Put another way, what man will decide for himself from his own perspective, experience, etc.
But whether or not that is a correct understanding, there is nothing fundamentally required to be "introduced into man" for him to be sinful. The only requirement was that he listened to the voice of the snake and exercised his free will to choose. Something that was always a possibility anyway. While there was only one crack at this and we therefore can only speculate, I believe it would be a reasonable speculation to assume that even without a snake to entice Eve, then Adam, to disobey, the possibility was always there.
And the ensuing records describe the cause of man's curse as disobedience, not the introduction of foreign substance. If substance is required, then the whole idea of a spiritual realm is meaningless. If we had to eat to fall, then we must have to do something similar to be freed from that fall. And saying words would not be it because there is no "substance" to the words. You can argue that God is in them, or behind them.
But God is not "substance" in the way that you seem to require for purposes of the fall. You are requiring man to physically take something in to fall, yet no such requirement is made for becoming freed from it. If there is substance to it, then substance must be removed to take away its hold.
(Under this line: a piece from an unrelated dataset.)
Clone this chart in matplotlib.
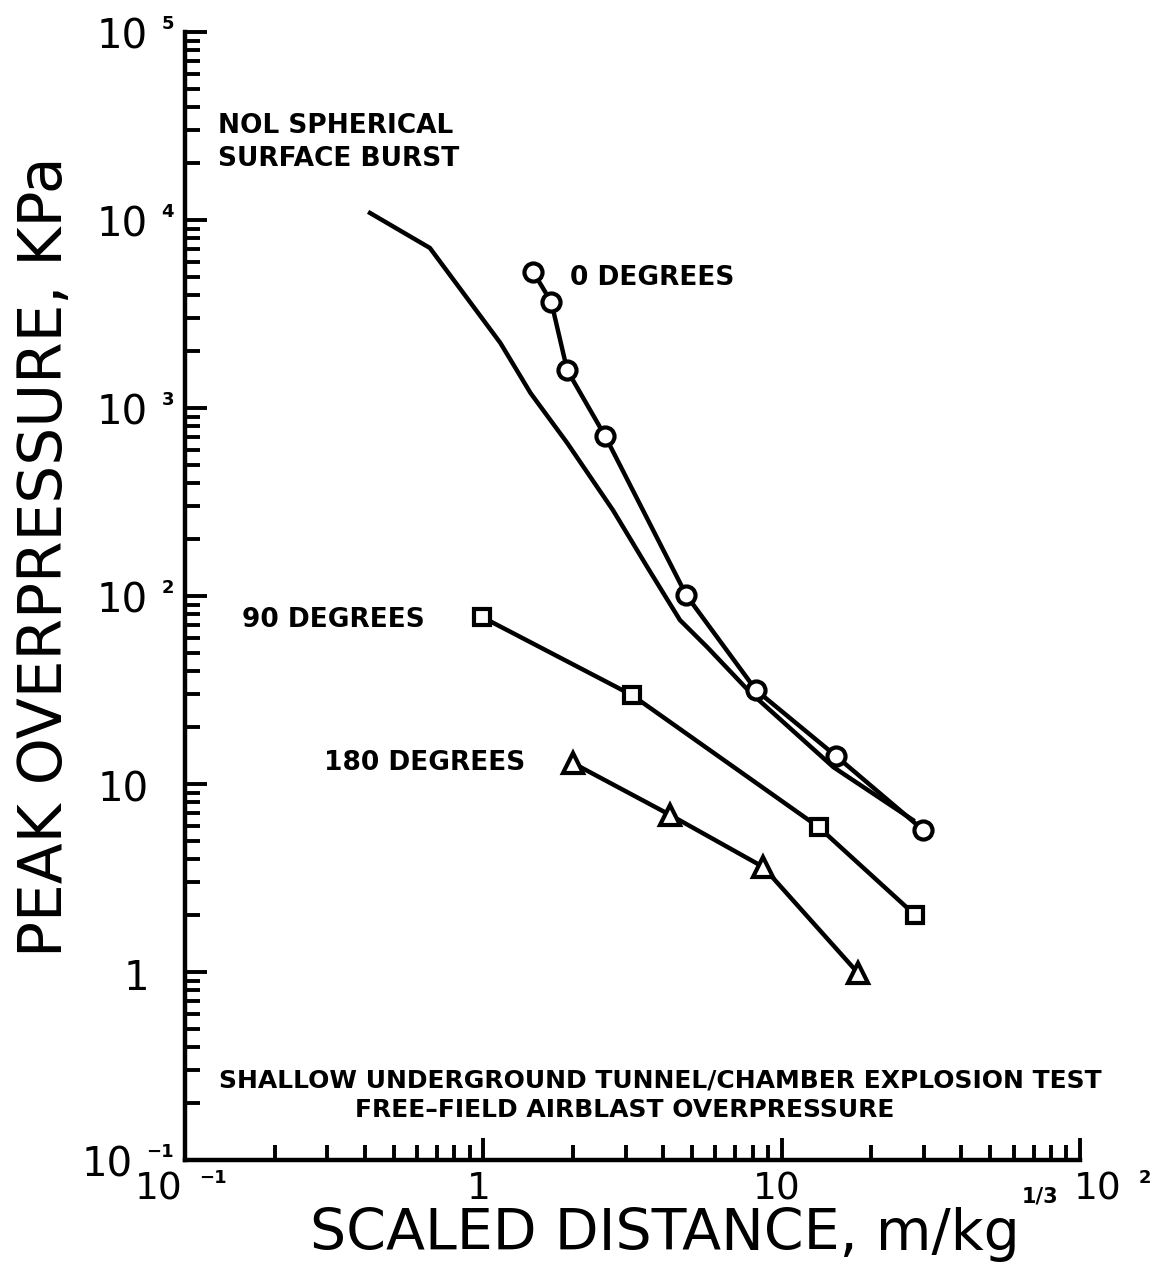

No, the whole think is predicated upon disobedience. And what better way to establish the act of disobedience than in something that has physical evidence? And what better (or worse) enticement than the lure of knowing what God knows.
By the way. I note that the verse does say that man became like God ("us") in that he knew good from evil. But that is a specific comparison. It is not that man is simply like God. He has attained some level of common knowledge. (I will suggest that it is not truly the same, because man's version of good v evil does not consistently agree with God's. Therefore, the similarity is not complete even in this one thing.)